Repenser le modèle énergétique catalan
Terra Alta Viva et Gepec-EdC affirment qu’ils « ne s’opposent pas aux énergies renouvelables, mais au modèle qui les met en œuvre », jugé injuste, disproportionné et conçu au profit de l’oligopole énergétique. « Malheureusement, le gouvernement semble davantage à l’écoute des lobbies que des citoyens », déplore Joaquim Estellé Bordes. « Il faut cesser de laisser les entreprises énergétiques choisir où s’implanter, et dicter le chemin de la transition écologique », enchérit Jordi Clua.
Pour ce faire, les organisations appellent à des directives plus strictes et contraignantes. Bien que la loi préconise que les installations devraient être prioritairement implantées sur des terrains dégradés pour limiter l’impact socio-environnemental, cette condition reste non contraignante. L’élaboration d’un plan territorial de planification des énergies renouvelables, censé définir des critères clairs pour réglementer l’emplacement des projets, protéger les zones sensibles et garantir une répartition équitable des installations au niveau territorial, accumule un retard considérable.
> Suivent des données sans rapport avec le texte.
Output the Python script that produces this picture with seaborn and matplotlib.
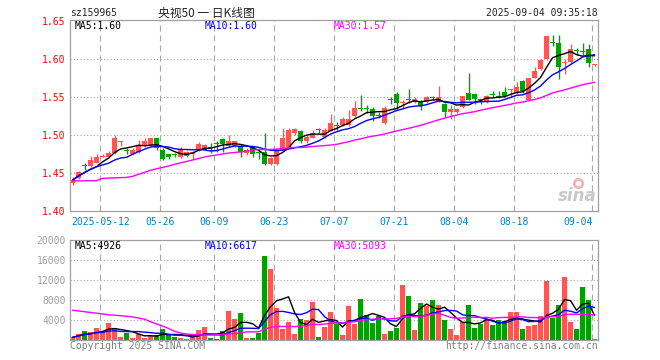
import numpy as np
import pandas as pd
import seaborn as sns
import matplotlib.pyplot as plt
from matplotlib.transforms import blended_transform_factory

# trading days: 2025-04-30, then 05-06 .. 09-04 (06-02 holiday)
days = pd.bdate_range("2025-05-06", "2025-09-04")
days = days[days != pd.Timestamp("2025-06-02")]
dates = ["2025-04-30"] + [d.strftime("%Y-%m-%d") for d in days]

opens = [1.437, 1.444, 1.461, 1.459, 1.464, 1.472, 1.471, 1.477, 1.491, 1.480,
         1.476, 1.478, 1.486, 1.487, 1.496, 1.481, 1.475, 1.475, 1.471, 1.473,
         1.475, 1.480, 1.481, 1.484, 1.489, 1.495, 1.486, 1.486, 1.486, 1.477,
         1.484, 1.478, 1.478, 1.462, 1.462, 1.481, 1.484, 1.503, 1.505, 1.492,
         1.497, 1.508, 1.498, 1.505, 1.513, 1.514, 1.514, 1.526, 1.535, 1.536,
         1.534, 1.527, 1.516, 1.547, 1.554, 1.543, 1.547, 1.544, 1.544, 1.544,
         1.550, 1.545, 1.541, 1.530, 1.531, 1.537, 1.556, 1.554, 1.547, 1.544,
         1.554, 1.552, 1.557, 1.560, 1.555, 1.571, 1.547, 1.576, 1.587, 1.600,
         1.622, 1.621, 1.595, 1.596, 1.612, 1.611, 1.613, 1.592]
highs = [1.445, 1.453, 1.464, 1.473, 1.475, 1.476, 1.479, 1.500, 1.492, 1.483,
         1.483, 1.494, 1.497, 1.497, 1.497, 1.483, 1.476, 1.477, 1.484, 1.479,
         1.479, 1.491, 1.489, 1.490, 1.493, 1.497, 1.500, 1.493, 1.489, 1.483,
         1.486, 1.480, 1.503, 1.472, 1.483, 1.509, 1.510, 1.510, 1.507, 1.500,
         1.507, 1.510, 1.509, 1.528, 1.517, 1.524, 1.533, 1.545, 1.553, 1.540,
         1.537, 1.530, 1.539, 1.550, 1.557, 1.547, 1.561, 1.550, 1.546, 1.552,
         1.552, 1.565, 1.543, 1.540, 1.536, 1.552, 1.582, 1.556, 1.548, 1.553,
         1.558, 1.558, 1.564, 1.561, 1.570, 1.573, 1.575, 1.590, 1.600, 1.631,
         1.632, 1.632, 1.601, 1.620, 1.615, 1.621, 1.620, 1.594]
lows = [1.434, 1.443, 1.454, 1.458, 1.463, 1.471, 1.470, 1.476, 1.486, 1.475,
        1.475, 1.477, 1.485, 1.486, 1.481, 1.468, 1.469, 1.472, 1.470, 1.472,
        1.469, 1.479, 1.480, 1.477, 1.478, 1.478, 1.485, 1.485, 1.471, 1.474,
        1.472, 1.469, 1.461, 1.461, 1.461, 1.480, 1.483, 1.501, 1.490, 1.490,
        1.496, 1.503, 1.497, 1.505, 1.507, 1.512, 1.512, 1.524, 1.532, 1.529,
        1.519, 1.523, 1.515, 1.541, 1.535, 1.535, 1.542, 1.542, 1.533, 1.543,
        1.546, 1.544, 1.524, 1.522, 1.529, 1.536, 1.546, 1.541, 1.541, 1.542,
        1.551, 1.549, 1.550, 1.550, 1.554, 1.556, 1.546, 1.575, 1.586, 1.599,
        1.617, 1.574, 1.580, 1.595, 1.606, 1.606, 1.590, 1.591]
closes = [1.441, 1.452, 1.460, 1.468, 1.472, 1.473, 1.477, 1.496, 1.492, 1.479,
          1.481, 1.487, 1.492, 1.496, 1.483, 1.469, 1.471, 1.474, 1.482, 1.478,
          1.478, 1.489, 1.487, 1.483, 1.488, 1.489, 1.493, 1.492, 1.478, 1.480,
          1.475, 1.477, 1.462, 1.470, 1.482, 1.496, 1.507, 1.508, 1.492, 1.498,
          1.503, 1.507, 1.507, 1.516, 1.512, 1.522, 1.522, 1.536, 1.534, 1.535,
          1.525, 1.526, 1.536, 1.546, 1.543, 1.544, 1.546, 1.548, 1.539, 1.550,
          1.549, 1.550, 1.530, 1.535, 1.535, 1.552, 1.547, 1.548, 1.546, 1.552,
          1.553, 1.551, 1.552, 1.561, 1.564, 1.558, 1.575, 1.584, 1.599, 1.631,
          1.621, 1.590, 1.596, 1.613, 1.611, 1.610, 1.595, 1.594]
volumes = [590, 1160, 1820, 1620, 2450, 1770, 3400, 2500, 650, 1440,
           520, 1300, 520, 790, 1050, 2230, 1050, 720, 520, 330,
           720, 2030, 2620, 520, 330, 1900, 5850, 4260, 5450, 460,
           520, 1500, 16800, 14200, 6400, 2300, 3670, 1300, 4260, 4070,
           7600, 650, 2690, 5600, 3210, 1050, 6760, 3210, 8330, 4990,
           3410, 4920, 1250, 1840, 2430, 11090, 8920, 2030, 7350, 6760,
           7940, 6950, 4000, 2230, 1050, 3670, 6950, 2430, 3280, 4330,
           3020, 4000, 3870, 5580, 5580, 2230, 2820, 3020, 4790, 11870,
           4400, 6950, 12660, 3670, 2230, 10560, 7940, 330]

# MA30 for the first 29 days needs older data ->
ma30_head = [1.4400, 1.4400, 1.4401, 1.4402, 1.4403, 1.4434, 1.4437, 1.4440, 1.4443, 1.4446,
             1.4460, 1.4487, 1.4512, 1.4540, 1.4560, 1.4578, 1.4595, 1.4618, 1.4638, 1.4656,
             1.4675, 1.4695, 1.4715, 1.4730, 1.4740, 1.4755, 1.4766, 1.4774, 1.4780]
vol_ma30_head = [6000, 5850, 5700, 5550, 5400, 5250, 5100, 5000, 4900, 4800,
                 4650, 4450, 4200, 3700, 3250, 2850, 2350, 1800, 1450, 1250,
                 1150, 1100, 1050, 1050, 1100, 1150, 1250, 1350, 1450]

tick_dates = ["2025-05-12", "2025-05-26", "2025-06-09", "2025-06-23", "2025-07-07",
              "2025-07-21", "2025-08-04", "2025-08-18", "2025-09-04"]
price_ticks = [1.40, 1.45, 1.50, 1.55, 1.60, 1.65]
vol_ticks = [4000, 8000, 12000, 16000, 20000]
price_ma_labels = ["MA5:1.60", "MA10:1.60", "MA30:1.57"]
vol_ma_labels = ["MA5:4926", "MA10:6617", "MA30:5093"]

df = pd.DataFrame({"date": dates, "open": opens, "high": highs, "low": lows,
                   "close": closes, "volume": volumes})
df["idx"] = np.arange(len(df))
df["dir"] = np.where(df["close"] >= df["open"], "up", "down")
df["ma5"] = df["close"].rolling(5, min_periods=1).mean()
df["ma10"] = df["close"].rolling(10, min_periods=1).mean()
df["ma30"] = df["close"].rolling(30).mean()
df.loc[:28, "ma30"] = ma30_head
df["vma5"] = df["volume"].rolling(5, min_periods=1).mean()
df["vma10"] = df["volume"].rolling(10, min_periods=1).mean()
df["vma30"] = df["volume"].rolling(30).mean()
df.loc[:28, "vma30"] = vol_ma30_head

sns.set_theme(style="white")
plt.rcParams["font.family"] = ["DejaVu Sans Mono", "Noto Sans CJK SC"]
plt.rcParams["font.size"] = 7

W, H = 660, 360
def box(l, t, r, b):
    return [l / W, 1 - b / H, (r - l) / W, (b - t) / H]

fig = plt.figure(figsize=(6.6, 3.6), dpi=100)
ax = fig.add_axes(box(70, 20, 597.7, 211.3))
axv = fig.add_axes(box(70, 240, 597.7, 340.3))

colors = {"up": "#ff5555", "down": "#00a000"}
ma_colors = ["black", "#0000ff", "#ff00ff"]
grid_c = "#a8a8a8"

# candles
ccol = df["dir"].map(colors)
ax.vlines(df["idx"], df["low"], df["high"], colors=ccol, lw=1)
lo = df[["open", "close"]].min(axis=1)
hi = df[["open", "close"]].max(axis=1)
ax.bar(df["idx"], np.maximum(hi - lo, 0.0013), bottom=lo, width=0.85, color=ccol, lw=0)
for col, c in zip(["ma5", "ma10", "ma30"], ma_colors):
    sns.lineplot(data=df, x="idx", y=col, ax=ax, color=c, lw=1)

# volume
sns.barplot(data=df, x="idx", y="volume", hue="dir", palette=colors, native_scale=True,
            dodge=False, width=0.85, saturation=1, legend=False, errorbar=None,
            linewidth=0, ax=axv)
for col, c in zip(["vma5", "vma10", "vma30"], ma_colors):
    sns.lineplot(data=df, x="idx", y=col, ax=axv, color=c, lw=1)

tick_pos = [dates.index(d) for d in tick_dates]
for a, ylim, ticks, labcol in [(ax, (1.40, 1.6517), price_ticks, "red"),
                               (axv, (0, 20000), vol_ticks, "#a0a0a0")]:
    a.set_xlim(-0.42, 87.53)
    a.set_ylim(*ylim)
    a.set(xlabel="", ylabel="")
    a.set_xticks([])
    a.set_yticks(ticks)
    a.tick_params(axis="y", length=0, pad=3, labelsize=7, labelcolor=labcol)
    for t in ticks:
        if ylim[0] < t < ylim[1] - 0.01 * (ylim[1] - ylim[0]):
            a.axhline(t, color=grid_c, lw=0.8, ls=(0, (1, 2)), zorder=0)
    for p in tick_pos:
        a.axvline(p - 0.35, color=grid_c, lw=0.8, ls=(0, (5.4, 3.6)), zorder=0)
    for s in a.spines.values():
        s.set_color("#a0a0a0")
        s.set_linewidth(0.9)

ax.set_yticklabels([f"{t:.2f}" for t in price_ticks])
axv.set_yticklabels([str(t) for t in vol_ticks])

# date labels
tr = blended_transform_factory(ax.transData, ax.transAxes)
for k, (p, d) in enumerate(zip(tick_pos, tick_dates)):
    txt = d if k == 0 else d[5:]
    ha = "right" if k == len(tick_dates) - 1 else "center"
    ax.text(p - 0.35, -0.054, txt, transform=tr, ha=ha, va="center",
            color="#0080cc", fontsize=7)

# sina watermark
ax.plot([0.962], [0.15], "o", ms=6, mfc="none", mec="#f4b4b4", mew=2, transform=ax.transAxes)
ax.text(0.997, 0.035, "sina", transform=ax.transAxes, ha="right", va="bottom",
        fontsize=12, fontstyle="italic", fontweight="bold", color="#c8c8c8", family="DejaVu Sans")

# header / labels
fig.text(70 / W, 1 - 13 / H, "sz159965", ha="left", va="center", fontsize=7)
fig.text(206 / W, 1 - 13 / H, "央视50 一 日K线图", ha="center", va="center", fontsize=8.5,
         family=["Noto Sans CJK SC", "DejaVu Sans"])
fig.text(597.7 / W, 1 - 13 / H, "2025-09-04 09:35:18", ha="right", va="center", fontsize=7)
for x, lab, c in zip([74.7, 205, 334], price_ma_labels, ma_colors):
    fig.text(x / W, 1 - 26 / H, lab, color=c, ha="left", va="center", fontsize=7)
for x, lab, c in zip([74.7, 205, 334], vol_ma_labels, ma_colors):
    fig.text(x / W, 1 - 246.3 / H, lab, color=c, ha="left", va="center", fontsize=7)
fig.text(70 / W, 1 - 345.7 / H, "Copyright 2025 SINA.COM", color="#808080",
         ha="left", va="center", fontsize=7)
fig.text(597.7 / W, 1 - 345.7 / H, "http://finance.sina.com.cn", color="#808080",
         ha="right", va="center", fontsize=7)

fig.savefig("out.png", dpi=100, facecolor="white")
Pour Núria Mulet, cet immobilisme reflète une absence de volonté politique : « Cette réglementation n’arrivera jamais, ou bien trop tard. »
« Est-il juste que les zones rurales soient les fournisseuses des métropoles ? »
Il est surtout urgent de repenser la distribution énergétique en Catalogne. « Aujourd’hui, toutes les installations restent éloignées de Barcelone, alors que des espaces déjà dégradés, comme les zones industrielles, périurbaines, portuaires, ou les bords des voies de circulation pourraient être utilisés. » La Catalogne dispose de 29 372 hectares de zones industrielles, dont 13 201 autour de Barcelone, adaptées pour accueillir des panneaux solaires sans empiéter sur les espaces naturels. « Est-il juste que les zones rurales soient les fournisseuses des métropoles, dans un modèle de croissance qui n’est pas le leur ? », s’interroge Jordi Clua.